Not only does low Internet Penetration limit the use of eCommerce and mCommerce, it also slows its development and propagation. If few people have exposure to a technology, it translates to even fewer being in a position to make use of and develop that technology for the rest of the population.
Security and Trust Issues
Another hurdle for the adoption and common use of eCommerce and mCommerce in Africa is security and trust issues. There is a lot of fraudulent activities that underlie online transactions that people are not easily trusting of the technology.
One factor that compounds this is the limited government regulation that exists in most African countries, a situation that leaves most people in the lurch when confronted with fraud without a lot of options for recourse.
It is also not easy to establish the authenticity of sellers online in Africa when it comes to trusting sellers with credit card information, further increasing the fraud risk.

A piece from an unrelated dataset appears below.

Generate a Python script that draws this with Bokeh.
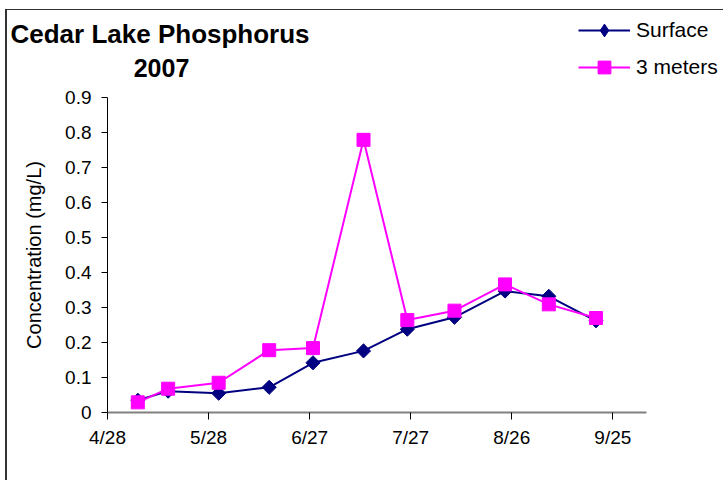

Proliferation of Payment Methods
In the west, the standard method of payment for online transactions is the credit card and it works well in such places because the credit card as a payment instrument is well established. On the African continent however, the credit card is far from being established as a means of payment.
In most of Africa, cash is King and credit card ownership is sparse with South Africans owning about half of all credit cards on the continent with the runner up countries owning about 10% and most below 2% of all card ownership with a handful of countries taking up percentage points in between. This according to Statista dot com.
Most people in the African context are located in rural settings and have no access to credit cards. Even in urban settings, credit card use is limited. However, in some countries such as Kenya, mobile payments have taken off and make payments practical although this method has not been pervasive with most nations on the continent.
Creative approaches such as cash on delivery or mobile payments are some of the innovative methods that are required to serve the African continent but they however also have their challenges.
Limited or Nonexistent Physical Addresses
The conclusion of any online transaction where physical goods are involved is the delivery. There is however a complication for Africa when it comes to this crucial step in the event of delivering a product; the physical address.
Most cities in most African countries do not have a formalised residential address system. What this means is that it is in most cases difficult to pinpoint the final address for a delivery with any reliable accuracy.
Some approaches that have been taken to overcome this obstacle is the use of GPS or some drop-off zones where customers can collect their deliveries in a designated area. Even with these approaches in hand, they do pose challenges for the online seller that have led to eCommerce and mCommerce not taking off as it would otherwise have.
Rising To The Challenge
This blog post has discussed some of the advantages of eCommerce and mCommerce and explored how some challenges have slowed down eCommerce and mCommerce adoption in Africa.
Challenges are not meant to prevent us from excelling once we realise that identifying them is the first step. In coming up with innovative ways to tackle these challenges lies the opportunity for entrepreneurs of our time to take on eCommerce and mCommerce on the continent.